Tra pièce e letture teatrali – oltre al conferimento dell’importante titolo di Burgtheater-Doyenne, riservato all’attrice di teatro con la carriera più lunga – dunque, si divideva il lavoro dell’ormai anziana Paula Wessely, la quale, nel 1987, in occasione del suo ottantesimo compleanno, decise di dare l’addio al suo amato pubblico al termine di una lettura presso l’Akademietheater di Vienna. Il 5 novembre dello stesso anno avrebbe recitato per l’ultima volta, mentre in aprile era nel frattempo morto Attila Hörbiger.

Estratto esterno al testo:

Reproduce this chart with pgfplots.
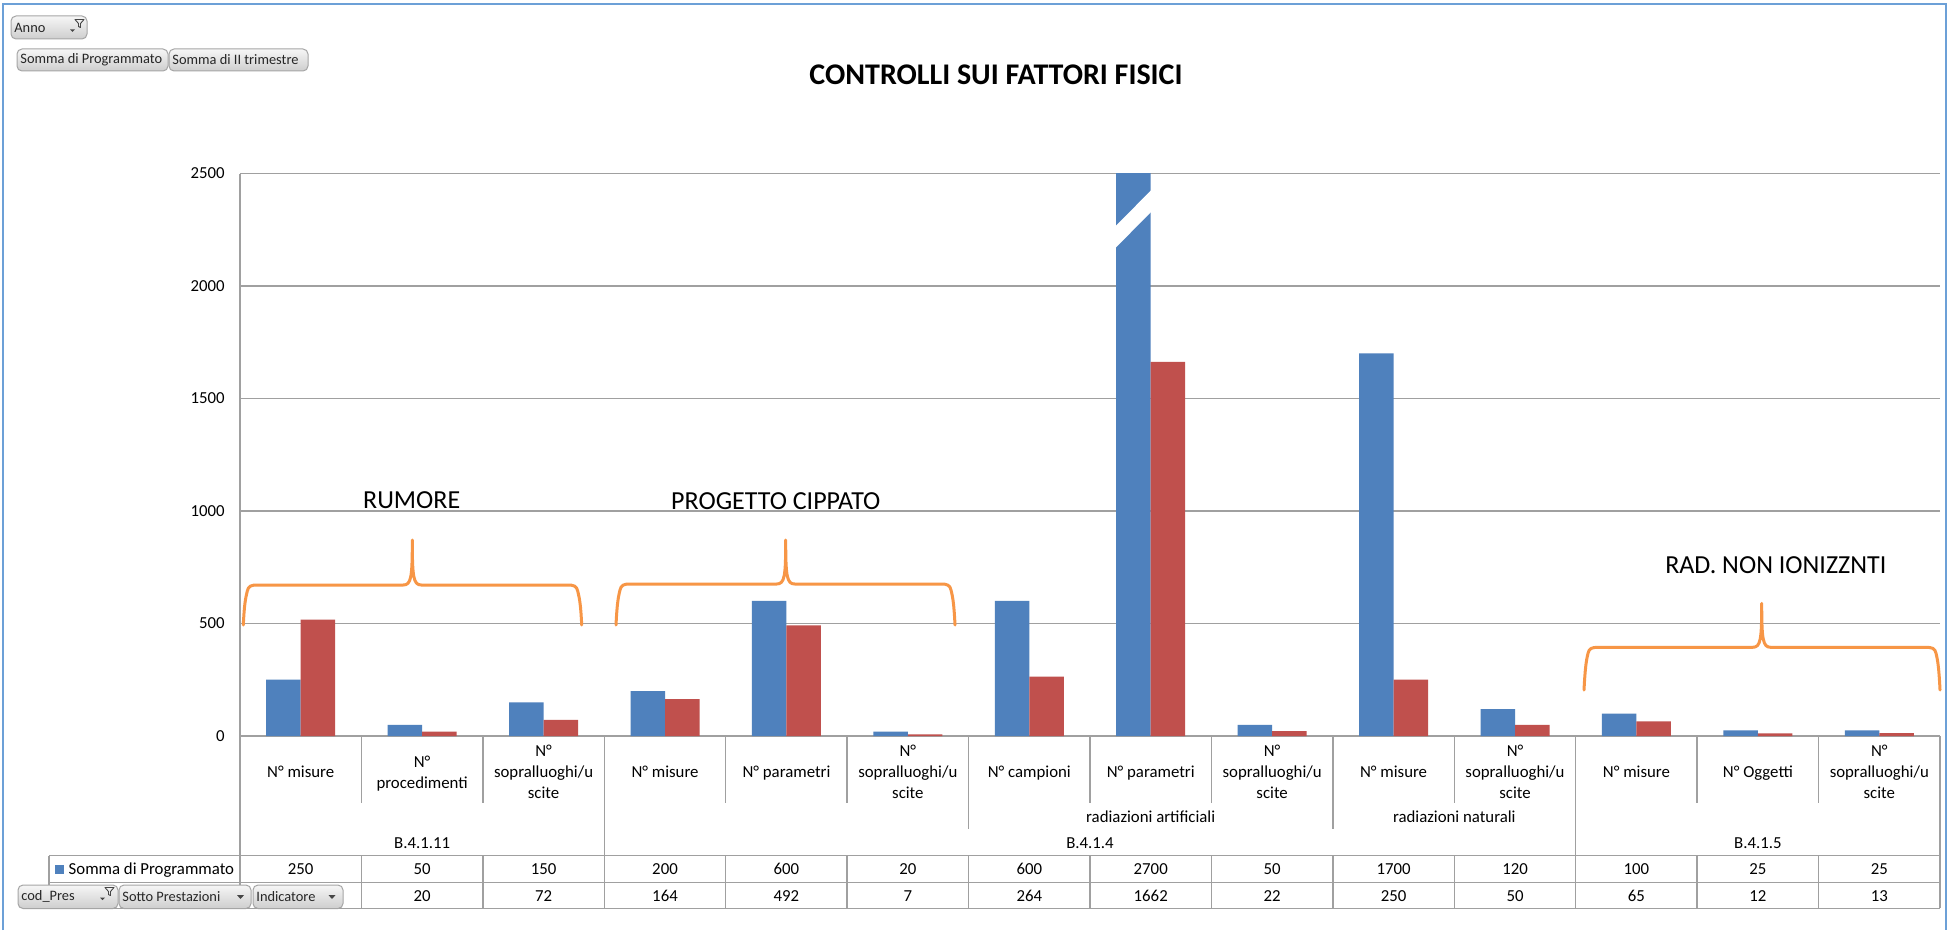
\documentclass[border=0pt]{standalone}
\usepackage{pgfplots}
\pgfplotsset{compat=1.18}
\usepackage{pgfplotstable}
\usepackage{fontspec}
\setmainfont{Carlito}

\definecolor{xlblue}{RGB}{79,129,189}
\definecolor{xlred}{RGB}{192,80,77}
\definecolor{xlorange}{RGB}{247,150,70}
\definecolor{gridgray}{RGB}{160,160,160}
\definecolor{framblue}{RGB}{108,160,215}
\definecolor{btntop}{RGB}{246,246,246}
\definecolor{btnbot}{RGB}{206,206,206}
\definecolor{btnborder}{RGB}{165,165,165}
\definecolor{icongray}{RGB}{70,70,70}

\newcommand\catfont{\fontsize{8.4}{10.5}\selectfont}
\newcommand\btnfont{\fontsize{7.2}{8}\selectfont}
\newcommand\annfont{\fontsize{13}{15}\selectfont}
\newcommand\titfont{\fontsize{15}{17}\selectfont\bfseries}

\pgfplotstableread{
idx prog trim
0  250  517
1  50   20
2  150  72
3  200  164
4  600  492
5  20   7
6  600  264
7  2700 1662
8  50   22
9  1700 250
10 120  50
11 100  65
12 25   12
13 25   13
}\datatab

% curly bracket: xl xc xr ytop ycusp ybot (pixel units, y downward)
\newcommand\cbrace[6]{%
  \draw[xlorange, line width=1.5pt, line cap=round, line join=round]
   (#1,#6) .. controls (#1+1,#6-20) and (#1+2,#4+14) .. (#1+4,#4+6)
   .. controls (#1+5,#4+1) and (#1+8,#4) .. (#1+14,#4)
   -- (#2-9,#4) .. controls (#2-1,#4) and (#2,#4-8) .. (#2,#5)
   .. controls (#2,#4-8) and (#2+1,#4) .. (#2+9,#4)
   -- (#3-14,#4) .. controls (#3-8,#4) and (#3-5,#4+1) .. (#3-4,#4+6)
   .. controls (#3-2,#4+14) and (#3-1,#6-20) .. (#3,#6);
}
% pivot button: x1 y1 x2 y2 text
\newcommand\pbtn[5]{%
  \shade[top color=btntop, bottom color=btnbot, draw=btnborder, line width=0.5pt, rounded corners=2.5pt] (#1,#2) rectangle (#3,#4);
  \node[anchor=west, font=\btnfont, inner sep=0pt, text=black!85] at (#1+3,{(#2+#4)/2}) {#5};
}
\newcommand\dropdown[2]{% center x, y
  \fill[icongray] (#1-3.5,#2-1.8) -- (#1+3.5,#2-1.8) -- (#1,#2+1.8) -- cycle;
}
\newcommand\filtericon[2]{% left x, top y
  \draw[icongray, line width=0.45pt, line join=round] (#1+5,#2) -- (#1+14,#2) -- (#1+10.5,#2+4) -- (#1+10.5,#2+8) -- (#1+8.5,#2+7) -- (#1+8.5,#2+4) -- cycle;
  \fill[icongray] (#1,#2+10) -- (#1+5,#2+10) -- (#1+2.5,#2+12.5) -- cycle;
}

\begin{document}
\begin{tikzpicture}
\begin{scope}[x=0.5pt,y=-0.5pt]
  \useasboundingbox (0,0) rectangle (1952,917);
  \fill[white] (0,0) rectangle (1952,917);
\end{scope}

\begin{axis}[
  at={(120pt,-368pt)}, anchor=south west,
  scale only axis, width=850pt, height=281.3pt,
  xmin=-0.5, xmax=13.5, ymin=0, ymax=2500,
  ybar=0pt, bar width=17.25pt,
  axis line style={draw=none},
  ymajorgrids, grid style={line width=0.7pt, color=gridgray},
  ytick={0,500,1000,1500,2000,2500},
  major tick length=0pt,
  xtick={0,1,...,13},
  xticklabels={{N° misure},{N°\\\smash{procedimenti}},{N°\\sopralluoghi/u\\scite},
    {N° misure},{N° \smash{parametri}},{N°\\sopralluoghi/u\\scite},
    {N° \smash{campioni}},{N° \smash{parametri}},{N°\\sopralluoghi/u\\scite},
    {N° misure},{N°\\sopralluoghi/u\\scite},
    {N° misure},{N° \smash{Oggetti}},{N°\\sopralluoghi/u\\scite}},
  xticklabel style={font=\catfont, align=center, anchor=center, yshift=-18pt, inner sep=0pt},
  yticklabel style={font=\catfont, anchor=east, inner sep=0pt, xshift=-7.5pt},
  /pgf/number format/assume math mode=true,
  /pgf/number format/1000 sep={},
]
\addplot[fill=xlblue, draw=none] table[x=idx, y=prog] {\datatab};
\addplot[fill=xlred, draw=none] table[x=idx, y=trim] {\datatab};
\end{axis}

\begin{scope}[x=0.5pt,y=-0.5pt]
  % outer frame
  \draw[framblue, line width=1.2pt] (3,930) -- (3,4) -- (1946,4) -- (1946,930);
  % title
  \node[font=\titfont, inner sep=0pt] at (996,75) {CONTROLLI SUI FATTORI FISICI};
  % break mark on the 2700 bar
  \fill[white] (1113,228.7) -- (1154.5,186.8) -- (1154.5,208.5) -- (1113,250.4) -- cycle;
  % vertical axis line and separators
  \draw[gridgray, line width=0.7pt] (240,174) -- (240,908.3);
  \foreach \k in {1,2,4,5,7,8,10,12,13}
    \draw[gridgray, line width=0.7pt] ({240+121.4286*\k},736) -- ({240+121.4286*\k},803);
  \foreach \k in {6,9}
    \draw[gridgray, line width=0.7pt] ({240+121.4286*\k},736) -- ({240+121.4286*\k},829);
  \foreach \k in {3,11,14}
    \draw[gridgray, line width=0.7pt] ({240+121.4286*\k},736) -- ({240+121.4286*\k},908.3);
  \foreach \k in {1,2,4,5,6,7,8,9,10,12,13}
    \draw[gridgray, line width=0.7pt] ({240+121.4286*\k},855.7) -- ({240+121.4286*\k},908.3);
  % table
  \foreach \yy in {855.7,882.3,908.3}
    \draw[gridgray, line width=0.7pt] (49,\yy) -- (1940,\yy);
  \draw[gridgray, line width=0.7pt] (49,855.7) -- (49,908.3);
  % sub-levels of category axis
  \node[font=\catfont, anchor=base, inner sep=0pt] at (1150.7,822.2) {radiazioni artificiali};
  \node[font=\catfont, anchor=base, inner sep=0pt] at (1454.3,822.2) {radiazioni naturali};
  \node[font=\catfont, anchor=base, inner sep=0pt] at (422.1,848.1) {B.4.1.11};
  \node[font=\catfont, anchor=base, inner sep=0pt] at (1090,848.1) {B.4.1.4};
  \node[font=\catfont, anchor=base, inner sep=0pt] at (1757.9,848.1) {B.4.1.5};
  % data table values (first value of row 2 is hidden under the field buttons)
  \foreach \v [count=\i from 0] in {250,50,150,200,600,20,600,2700,50,1700,120,100,25,25}
    \node[font=\catfont, anchor=base, inner sep=0pt] at ({240+121.4286*(\i+0.5)},874.3) {\v};
  \foreach \v [count=\i from 1] in {20,72,164,492,7,264,1662,22,250,50,65,12,13}
    \node[font=\catfont, anchor=base, inner sep=0pt] at ({240+121.4286*(\i+0.5)},901.3) {\v};
  % legend key row 1
  \fill[xlblue] (55,865) rectangle (63.5,873.5);
  \node[font=\catfont, anchor=base west, inner sep=0pt] at (68.3,874.3) {Somma di Programmato};
  % braces and annotations
  \cbrace{243.3}{412.3}{581.7}{585}{540}{625}
  \cbrace{616}{785.7}{955}{584}{540}{625}
  \cbrace{1584}{1761.7}{1940}{647.3}{603.3}{690}
  \node[font=\annfont, inner sep=0pt] at (411.7,500) {RUMORE};
  \node[font=\annfont, inner sep=0pt] at (775.8,501.5) {PROGETTO CIPPATO};
  \node[font=\annfont, inner sep=0pt] at (1775.8,565.5) {RAD.\ NON IONIZZNTI};
  % pivot field buttons, top
  \pbtn{11}{16}{87}{39}{Anno}
  \filtericon{70}{19.5}
  \pbtn{17}{49}{168}{71}{Somma di Programmato}
  \pbtn{169}{49}{308}{71}{Somma di II trimestre}
  % pivot field buttons, bottom
  \pbtn{18}{885}{118}{908.5}{cod\_Pres}
  \filtericon{100}{887.5}
  \pbtn{119}{885}{251}{908.5}{Sotto Prestazioni}
  \dropdown{240.5}{897}
  \pbtn{253}{885}{343}{908.5}{Indicatore}
  \dropdown{332}{897}
\end{scope}
\end{tikzpicture}
\end{document}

Poteva essere ancora così entusiasmante il mondo dell’arte senza il suo amato marito con cui aveva condiviso numerosi decenni di carriera e di vita in comune? Secondo molte fonti, pare che, negli ultimi anni, Paula Wessely avesse sofferto addirittura di depressione. Eppure, mai dimenticata dal pubblico, non restò mai sola, ma, al contrario, visse insieme alla figlia Maresa (anch’ella attrice) e al nipotino nella sua casetta di Grinzig fino alla sua scomparsa, all’età di novantatré anni, a causa di una bronchite, l’11 maggio del 2000.
E, sebbene l’attrice, durante gli ultimi anni, abbia voluto condurre un’esistenza il più possibile riservata, sebbene abbia rifiutato, appena prima di morire, di fare allestire una camera ardente in suo onore al Burgtheater, nessuno, ancora oggi, si è dimenticato di lei. Simbolo non soltanto di un’epoca – quella dei fortunati Wiener Film – ma anche di una vera e propria istituzione come il teatro stesso. E il suo volto così particolare e insolito per il cinema, al pari del suo talento, di emozioni nel corso degli anni ne ha sapute regalare davvero tante e tante.